Data extract:
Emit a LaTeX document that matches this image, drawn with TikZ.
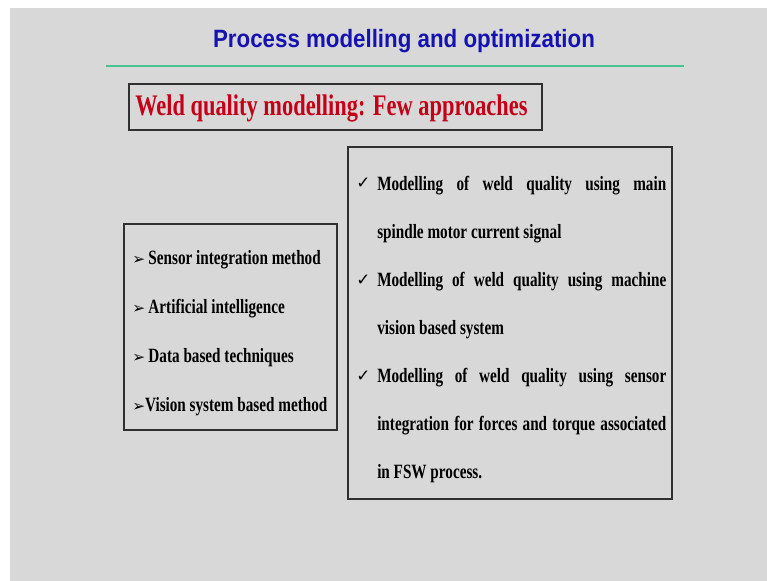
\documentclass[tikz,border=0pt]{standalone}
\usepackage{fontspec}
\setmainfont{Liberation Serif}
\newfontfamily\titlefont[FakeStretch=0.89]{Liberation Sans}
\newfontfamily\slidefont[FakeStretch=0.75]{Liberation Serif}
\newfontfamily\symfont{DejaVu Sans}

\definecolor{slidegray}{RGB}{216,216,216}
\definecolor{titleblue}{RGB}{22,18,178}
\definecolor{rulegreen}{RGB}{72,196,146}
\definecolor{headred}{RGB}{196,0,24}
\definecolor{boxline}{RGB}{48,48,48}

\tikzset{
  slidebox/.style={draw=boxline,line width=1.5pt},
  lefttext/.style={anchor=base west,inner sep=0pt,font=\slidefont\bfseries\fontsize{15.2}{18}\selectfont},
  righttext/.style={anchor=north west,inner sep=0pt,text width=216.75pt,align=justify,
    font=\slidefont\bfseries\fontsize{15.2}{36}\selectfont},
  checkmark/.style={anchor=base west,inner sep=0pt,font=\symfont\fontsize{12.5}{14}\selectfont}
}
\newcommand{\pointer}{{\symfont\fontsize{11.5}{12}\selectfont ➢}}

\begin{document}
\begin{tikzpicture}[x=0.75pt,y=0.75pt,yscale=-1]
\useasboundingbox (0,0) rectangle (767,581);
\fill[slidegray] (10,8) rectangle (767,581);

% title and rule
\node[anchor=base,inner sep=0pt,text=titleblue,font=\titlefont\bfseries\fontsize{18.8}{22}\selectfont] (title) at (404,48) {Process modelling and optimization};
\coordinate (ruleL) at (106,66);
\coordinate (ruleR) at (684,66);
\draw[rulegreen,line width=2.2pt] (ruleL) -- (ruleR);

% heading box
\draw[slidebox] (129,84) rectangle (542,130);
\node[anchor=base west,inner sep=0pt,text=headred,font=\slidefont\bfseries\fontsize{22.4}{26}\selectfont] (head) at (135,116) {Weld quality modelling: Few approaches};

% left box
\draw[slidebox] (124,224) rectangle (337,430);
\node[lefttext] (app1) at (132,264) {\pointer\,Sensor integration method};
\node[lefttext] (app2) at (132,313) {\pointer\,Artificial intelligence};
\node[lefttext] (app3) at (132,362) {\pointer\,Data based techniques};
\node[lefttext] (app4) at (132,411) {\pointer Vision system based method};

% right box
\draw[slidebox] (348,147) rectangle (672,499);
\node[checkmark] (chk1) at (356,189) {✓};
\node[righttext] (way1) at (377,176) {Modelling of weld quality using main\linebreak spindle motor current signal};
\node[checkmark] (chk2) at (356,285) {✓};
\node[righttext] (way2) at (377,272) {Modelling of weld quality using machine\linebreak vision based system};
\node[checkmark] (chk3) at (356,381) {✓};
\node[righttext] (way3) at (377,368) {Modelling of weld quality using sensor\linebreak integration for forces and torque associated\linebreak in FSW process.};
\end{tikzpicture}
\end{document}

Exercise aim: All of the material above should be reproduced exactly, except the pictures.

Worked solution:
Emit a LaTeX document that matches this image, drawn with TikZ.
\documentclass[tikz,border=0pt]{standalone}
\usepackage{fontspec}
\setmainfont{Liberation Serif}
\newfontfamily\titlefont[FakeStretch=0.89]{Liberation Sans}
\newfontfamily\slidefont[FakeStretch=0.75]{Liberation Serif}
\newfontfamily\symfont{DejaVu Sans}

\definecolor{slidegray}{RGB}{216,216,216}
\definecolor{titleblue}{RGB}{22,18,178}
\definecolor{rulegreen}{RGB}{72,196,146}
\definecolor{headred}{RGB}{196,0,24}
\definecolor{boxline}{RGB}{48,48,48}

\tikzset{
  slidebox/.style={draw=boxline,line width=1.5pt},
  lefttext/.style={anchor=base west,inner sep=0pt,font=\slidefont\bfseries\fontsize{15.2}{18}\selectfont},
  righttext/.style={anchor=north west,inner sep=0pt,text width=216.75pt,align=justify,
    font=\slidefont\bfseries\fontsize{15.2}{36}\selectfont},
  checkmark/.style={anchor=base west,inner sep=0pt,font=\symfont\fontsize{12.5}{14}\selectfont}
}
\newcommand{\pointer}{{\symfont\fontsize{11.5}{12}\selectfont ➢}}

\begin{document}
\begin{tikzpicture}[x=0.75pt,y=0.75pt,yscale=-1]
\useasboundingbox (0,0) rectangle (767,581);
\fill[slidegray] (10,8) rectangle (767,581);

% title and rule
\node[anchor=base,inner sep=0pt,text=titleblue,font=\titlefont\bfseries\fontsize{18.8}{22}\selectfont] (title) at (404,48) {Process modelling and optimization};
\coordinate (ruleL) at (106,66);
\coordinate (ruleR) at (684,66);
\draw[rulegreen,line width=2.2pt] (ruleL) -- (ruleR);

% heading box
\draw[slidebox] (129,84) rectangle (542,130);
\node[anchor=base west,inner sep=0pt,text=headred,font=\slidefont\bfseries\fontsize{22.4}{26}\selectfont] (head) at (135,116) {Weld quality modelling: Few approaches};

% left box
\draw[slidebox] (124,224) rectangle (337,430);
\node[lefttext] (app1) at (132,264) {\pointer\,Sensor integration method};
\node[lefttext] (app2) at (132,313) {\pointer\,Artificial intelligence};
\node[lefttext] (app3) at (132,362) {\pointer\,Data based techniques};
\node[lefttext] (app4) at (132,411) {\pointer Vision system based method};

% right box
\draw[slidebox] (348,147) rectangle (672,499);
\node[checkmark] (chk1) at (356,189) {✓};
\node[righttext] (way1) at (377,176) {Modelling of weld quality using main\linebreak spindle motor current signal};
\node[checkmark] (chk2) at (356,285) {✓};
\node[righttext] (way2) at (377,272) {Modelling of weld quality using machine\linebreak vision based system};
\node[checkmark] (chk3) at (356,381) {✓};
\node[righttext] (way3) at (377,368) {Modelling of weld quality using sensor\linebreak integration for forces and torque associated\linebreak in FSW process.};
\end{tikzpicture}
\end{document}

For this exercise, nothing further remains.